According to a study by Cason et al, the literature supports the use of an evidence-based, multimodal approach to reducing the incidence of post-facelift hematomas. This approach includes the following ^[10] :

• Strict control of blood pressure perioperatively
• Expectant management of pain, nausea, and anxiety (to inhibit postoperative hypertensive spikes)
• Intraoperative tumescent use
• Employment of intraoperative tranexamic acid and platelet-rich plasma
• Meticulous hemostasis achieved via the second-look technique

The second-look technique involves performing dissection and temporary closure on first one side of the facelift and then the other, followed by a return to the first side and then the second for hemostasis and closure. This method combats delayed bleeding. ^[10]

Nerve injury

If a motor nerve is knowingly transected, immediate microscopic neurorrhaphy is indicated. If nerve injury is noted postoperatively, institute expectant management. Eliminate anesthetic effect. Transient paralysis is more likely than permanent paralysis.

The literature indicates that during rhytidectomy, maintenance of the auricle’s sensory function is better accomplished through preservation of the great auricular nerve’s lobular branch than through protection of its posterior branch. A cadaveric study by Sharma et al analyzed variations in the position of the lobular branch as a means of helping surgeons to avoid it during rhytidectomy dissection. The investigators found the lobular branch to be present in all 50 cadaveric necks, with the branch being directly inferior to the antitragus in 85% of specimens and directly inferior to the tragus in the other 15%. Thus, according to the report, the predicted location of the lobular branch can be determined through preoperative markings, specifically, vertical lines running from the tragus and antitragus to the McKinney point. ^[11]

Infection

Major infections requiring intravenous antibiotics are rare. The predominant organisms causing infection are staphylococci. Patients with minor hematomas may warrant oral antibiotic prophylaxis.

Skin flap necrosis

Treat partial-thickness injury with moist surgical bandage, occlusive ointments, or both. These injuries may result in normal healing, hypertrophic scar formation, or abnormal pigmentation. Treat full-thickness injury with conservative debridement and healing by secondary intention.

Hypertrophic scarring

This condition may be treated with intralesional corticosteroid injections or silicone topical therapy (eg, Cica-Care, Kelo-cote gel). Perform scar revision only after complete wound maturation.

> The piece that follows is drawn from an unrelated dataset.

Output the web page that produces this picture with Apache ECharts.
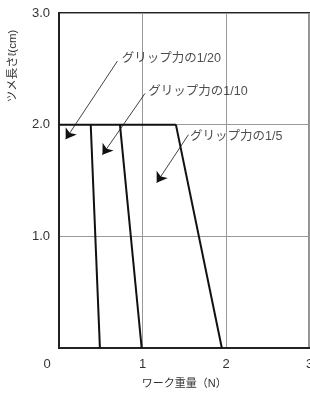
<!DOCTYPE html>
<html><head><meta charset="utf-8">
<script src="https://cdn.jsdelivr.net/npm/echarts@6/dist/echarts.min.js"></script>
<style>html,body{margin:0;padding:0;background:#fff}#c{width:310px;height:395px}</style>
</head><body><div id="c"></div>
<script>
// Data
const categories = ['グリップ力の1/20', 'グリップ力の1/10', 'グリップ力の1/5'];
const topY = 2.0;                 // ツメ長さ (cm) where the lines begin
const topX = [0.38, 0.73, 1.40];  // ワーク重量 at ツメ長さ 2.0
const bottomX = [0.49, 0.99, 1.95]; // ワーク重量 at ツメ長さ 0
const xTicks = [0, 1, 2, 3];
const yTicks = [0, 1, 2, 3];
// annotation arrows (data units): label anchor, arrow start, arrow tip
const labelPos = [[0.75, 2.59], [1.07, 2.30], [1.57, 1.89]];
const arrowStart = [[0.70, 2.57], [1.03, 2.28], [1.55, 1.91]];
const arrowTip = [[0.08, 1.87], [0.52, 1.73], [1.17, 1.48]];

const font = '"Liberation Sans", "Noto Sans CJK JP", sans-serif';
const numFont = '"Liberation Sans", Arial, sans-serif';
const series = [];
series.push({
  type: 'line', data: [[0, topY], [topX[topX.length - 1], topY]],
  symbol: 'none', lineStyle: { color: '#111', width: 2 }, z: 5, animation: false
});
categories.forEach((c, i) => {
  series.push({
    type: 'line', name: c, data: [[topX[i], topY], [bottomX[i], 0]],
    symbol: 'none', lineStyle: { color: '#111', width: 2 }, z: 5, animation: false
  });
});
series.push({
  type: 'lines', coordinateSystem: 'cartesian2d', animation: false,
  symbol: ['none', 'arrow'], symbolSize: [0, 10],
  lineStyle: { color: '#111', width: 0.8, opacity: 1 },
  data: categories.map((c, i) => ({ coords: [arrowStart[i], arrowTip[i]] })), z: 6
});
series.push({
  type: 'scatter', symbolSize: 0, animation: false,
  data: categories.map((c, i) => ({ value: labelPos[i], name: c })),
  label: { show: true, position: 'right', distance: 0, formatter: p => p.name,
           color: '#222', fontSize: 12.5, fontFamily: font }, z: 7
});

const chart = echarts.init(document.getElementById('c'), null, { renderer: 'canvas' });
chart.setOption({
  animation: false,
  backgroundColor: '#fff',
  grid: { left: 59, right: 0.5, top: 13, bottom: 47, show: true, borderColor: '#222', borderWidth: 2,
          containLabel: false, outerBoundsMode: 'none' },
  xAxis: {
    type: 'value', min: xTicks[0], max: xTicks[xTicks.length - 1], interval: 1,
    name: 'ワーク重量（N）', nameLocation: 'middle', nameGap: 30,
    nameTextStyle: { fontSize: 11, color: '#333', fontFamily: font },
    axisLine: { show: true, lineStyle: { color: '#222', width: 2 } },
    axisTick: { show: false },
    axisLabel: { fontSize: 13, color: '#333', fontFamily: numFont, margin: 10, hideOverlap: false,
      formatter: v => v === 0 ? '{o|0}' : String(v),
      rich: { o: { fontSize: 13, color: '#333', fontFamily: numFont, padding: [0, 24, 0, 0] } } },
    splitLine: { show: true, lineStyle: { color: '#999', width: 1 } }
  },
  yAxis: {
    type: 'value', min: yTicks[0], max: yTicks[yTicks.length - 1], interval: 1,
    axisLine: { show: true, lineStyle: { color: '#222', width: 2 } },
    axisTick: { show: false },
    axisLabel: { fontSize: 13, color: '#333', fontFamily: numFont, margin: 9,
      formatter: v => v === 0 ? '' : v.toFixed(1) },
    splitLine: { show: true, lineStyle: { color: '#999', width: 1 } }
  },
  graphic: [{
    type: 'text', x: 13, y: 66, rotation: Math.PI / 2,
    style: { text: 'ツメ長さℓ(cm)', fontSize: 11.5, fill: '#333', fontFamily: font,
             textAlign: 'center', textVerticalAlign: 'middle' }
  }],
  series: series
});
</script></body></html>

Alopecia and hairline/earlobe deformities

Transient traumatic alopecia is likely to normalize in 3 months. Permanent alopecia may be corrected with local flaps or micrografts and minigrafts. Observe earlobe distortion for spontaneous improvement. Surgical correction with local advancement flaps may be used for persistent deformity.

Parotid gland pseudocyst

Treat this condition with frequent needle aspirations and suction drain insertion.

Hematoma

Ischemic changes of the skin flap are reversible, and skin flap necrosis and scarring are avoidable, if major hematoma is detected early. Chance of infection increases upon reexploration of wounds.

Minor hematoma usually resolves without sequelae after evacuation or after serial aspiration. Slight soft tissue contour irregularity may result, however.

Nerve Injuries

Motor nerve paralysis

Intraoperative neurorrhaphy improves facial paralysis to House-Brackman Grade IV status. For postoperatively diagnosed paralysis, rule out local anesthetic effect. If paralysis remains, manage initially as neurapraxia. Monitor with serial examinations and electrical testing. Adjunctive measures to assure corneal protection include lubrication and gold weight.

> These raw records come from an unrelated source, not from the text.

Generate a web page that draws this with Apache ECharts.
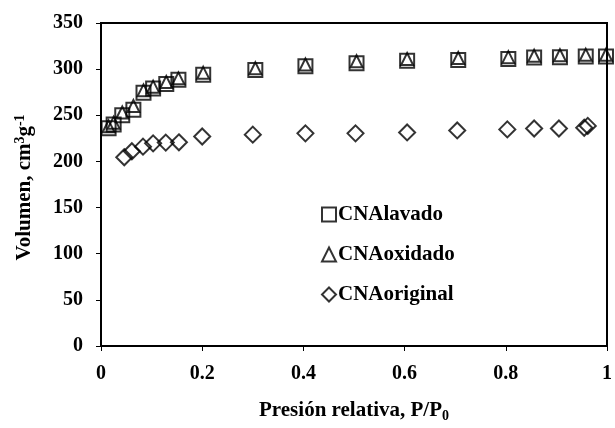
<!DOCTYPE html>
<html>
<head>
<meta charset="utf-8">
<script src="https://cdn.jsdelivr.net/npm/echarts@6/dist/echarts.min.js"></script>
<style>
  html, body { margin: 0; padding: 0; background: #fff; }
  #chart { width: 615px; height: 428px; }
</style>
</head>
<body>
<div id="chart"></div>
<script>
// presión relativa P/P0
let pLavado = [0.015, 0.025, 0.042, 0.064, 0.084, 0.103, 0.129, 0.153, 0.202, 0.305, 0.404, 0.505, 0.605, 0.706, 0.805, 0.856, 0.907, 0.958, 0.998];
let vLavado = [236, 240, 250, 256, 274.5, 279, 284, 288.5, 294, 299, 303, 306.5, 309, 310, 311, 312.5, 313, 313.6, 313.6];
let vOxidado = [238, 242, 253, 260, 277, 281, 286, 290, 296, 301, 305, 308.5, 311, 312, 313, 314.5, 315, 315.5, 315.5];
let pOriginal = [0.046, 0.061, 0.083, 0.103, 0.128, 0.154, 0.2, 0.3, 0.404, 0.503, 0.605, 0.704, 0.803, 0.856, 0.905, 0.955, 0.962];
let vOriginal = [204.5, 211, 216, 219.6, 220.4, 220.7, 227, 229, 230.4, 230.4, 231.4, 233.6, 234.7, 235.7, 235.7, 236.5, 238.5];

let serieNames = ['CNAlavado', 'CNAoxidado', 'CNAoriginal'];

function pares(xs, ys) {
    return xs.map(function (x, i) { return [x, ys[i]]; });
}

let fuente = '"Liberation Serif", "Times New Roman", serif';
let hueco = {
    color: 'rgba(0,0,0,0)',
    borderColor: '#000',
    borderWidth: 2
};

let option = {
    animation: false,
    grid: {
        left: 101,
        right: 8,
        top: 23,
        bottom: 80,
        show: true,
        borderColor: '#000',
        borderWidth: 2
    },
    legend: {
        orient: 'vertical',
        left: 316,
        top: 199,
        itemWidth: 14,
        itemHeight: 14,
        itemGap: 19,
        textStyle: {
            fontFamily: fuente,
            fontWeight: 'bold',
            fontSize: 21,
            color: '#000',
            padding: [0, 0, 0, -3]
        },
        data: [
            { name: serieNames[0], icon: 'rect', itemStyle: { borderWidth: 2 } },
            { name: serieNames[1], icon: 'triangle', itemStyle: { borderWidth: 2 } },
            { name: serieNames[2], icon: 'diamond', itemStyle: { borderWidth: 2 } }
        ]
    },
    xAxis: {
        type: 'value',
        min: 0,
        max: 1,
        interval: 0.2,
        name: 'Presión relativa, P/P{sub|0}',
        nameLocation: 'middle',
        nameGap: 53,
        nameTextStyle: {
            fontFamily: fuente,
            fontWeight: 'bold',
            fontSize: 21,
            color: '#000',
            rich: {
                sub: {
                    fontFamily: fuente,
                    fontWeight: 'bold',
                    fontSize: 14,
                    color: '#000',
                    padding: [10, 0, 0, 0]
                }
            }
        },
        axisLine: { lineStyle: { color: '#000', width: 2 } },
        axisTick: { show: true, length: 5, lineStyle: { color: '#000', width: 1 } },
        splitLine: { show: false },
        axisLabel: {
            margin: 18,
            fontFamily: fuente,
            fontWeight: 'bold',
            fontSize: 20,
            color: '#000'
        }
    },
    yAxis: {
        type: 'value',
        min: 0,
        max: 350,
        interval: 50,
        name: 'Volumen, cm{sup|3}g{sup|-1}',
        nameLocation: 'middle',
        nameGap: 64,
        nameTextStyle: {
            fontFamily: fuente,
            fontWeight: 'bold',
            fontSize: 21,
            color: '#000',
            padding: [0, 6, 0, 0],
            rich: {
                sup: {
                    fontFamily: fuente,
                    fontWeight: 'bold',
                    fontSize: 14,
                    color: '#000',
                    padding: [0, 0, 10, 0]
                }
            }
        },
        axisLine: { show: true, lineStyle: { color: '#000', width: 2 } },
        axisTick: { show: true, length: 5, lineStyle: { color: '#000', width: 1 } },
        splitLine: { show: false },
        axisLabel: {
            margin: 18,
            fontFamily: fuente,
            fontWeight: 'bold',
            fontSize: 20,
            color: '#000'
        }
    },
    series: [
        {
            name: serieNames[0],
            type: 'scatter',
            symbol: 'rect',
            symbolSize: 14,
            itemStyle: hueco,
            data: pares(pLavado, vLavado)
        },
        {
            name: serieNames[1],
            type: 'scatter',
            symbol: 'triangle',
            symbolSize: 12,
            itemStyle: hueco,
            data: pares(pLavado, vOxidado)
        },
        {
            name: serieNames[2],
            type: 'scatter',
            symbol: 'diamond',
            symbolSize: 16,
            itemStyle: hueco,
            data: pares(pOriginal, vOriginal)
        }
    ]
};
echarts.init(document.getElementById('chart')).setOption(option);
</script>
</body>
</html>
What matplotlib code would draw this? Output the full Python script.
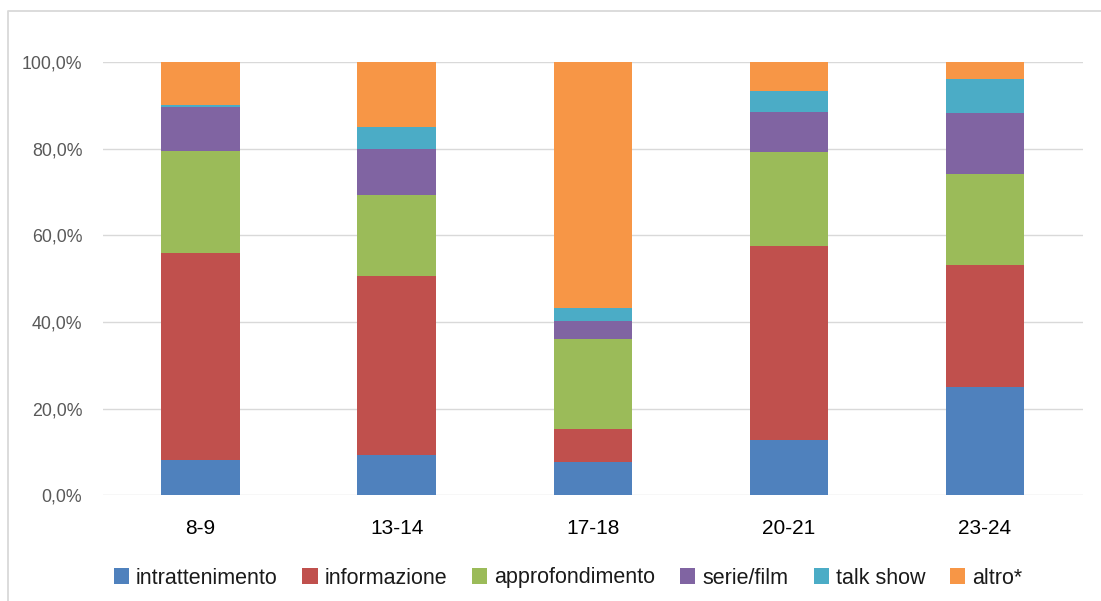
import numpy as np
import matplotlib
matplotlib.use('Agg')
import matplotlib.pyplot as plt
from matplotlib.lines import Line2D
from matplotlib.ticker import FuncFormatter

fasce = ['8-9', '13-14', '17-18', '20-21', '23-24']
serie_nomi = ['intrattenimento', 'informazione', 'approfondimento', 'serie/film', 'talk show', 'altro*']

intrattenimento = [8.2, 9.3, 7.7, 12.8, 24.9]
informazione = [47.7, 41.3, 7.6, 44.7, 28.3]
approfondimento = [23.6, 18.7, 20.8, 21.7, 21.0]
serie_film = [10.1, 10.6, 4.1, 9.3, 14.0]
talk_show = [0.5, 5.1, 3.1, 4.8, 7.9]
altro = [9.9, 15.0, 56.7, 6.7, 3.9]

valori = [intrattenimento, informazione, approfondimento, serie_film, talk_show, altro]
colori = ['#4F81BD', '#C0504D', '#9BBB59', '#8064A2', '#4BACC6', '#F79646']

fig = plt.figure(figsize=(11.01, 6.01), dpi=100)
ax = fig.add_axes([102.5/1101, 105.7/601, (1083-102.5)/1101, (495.3-62)/601])

x = np.arange(len(fasce))
base = np.zeros(len(fasce))
for nome, v, c in zip(serie_nomi, valori, colori):
    ax.bar(x, v, 0.4, bottom=base, color=c, label=nome, zorder=3)
    base += np.array(v)

ax.set_xlim(-0.5, len(fasce) - 0.5)
ax.set_ylim(0, 100)
ax.set_yticks(np.arange(0, 101, 20))
ax.yaxis.set_major_formatter(FuncFormatter(lambda v, p: ('%.1f%%' % v).replace('.', ',')))
ax.set_xticks(x)
ax.set_xticklabels(fasce, fontsize=15, family='Liberation Sans', color='black')
ax.tick_params(axis='x', length=0, pad=17)
ax.tick_params(axis='y', length=0, pad=14.5, labelsize=12.8, labelcolor='#595959')
for lab in ax.get_yticklabels():
    lab.set_family('Liberation Sans')
ax.grid(axis='y', color='#d9d9d9', linewidth=1.0, zorder=0)
for s in ax.spines.values():
    s.set_visible(False)

# bordo del grafico: solo lato sinistro e superiore sono visibili
xb, yb = 8/1101, 1 - 11/601
fig.add_artist(Line2D([xb, xb, 1.0], [0.0, yb, yb], transform=fig.transFigure,
                      color='#d9d9d9', linewidth=1.3))

leg = fig.legend(loc='center', bbox_to_anchor=(568/1101, 1 - 578/601), ncol=6, frameon=False,
                 prop={'family': 'Liberation Sans', 'size': 15.5},
                 handlelength=0.7, handleheight=0.7, handletextpad=0.33, columnspacing=1.16)
for t in leg.get_texts():
    t.set_color('#1a1a1a')

fig.savefig('out.png', dpi=100)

Permanent sensory nerve injury

Great auricular nerve injury is usually permanent, but the affected sensory area typically decreases in size over time. Painful neuromas may result with transection.

Infection

Most infections resolve without sequelae if detected and treated early. Some soft tissue contour deformity may result if infection is severe or undetected.

Skin flap necrosis

Healing by secondary intention often results in a satisfactory scar, although hypertrophic scarring may result.

Parotid gland pseudocyst

This problem often resolves without sequelae within 1-3 weeks upon repeated aspiration or drain insertion.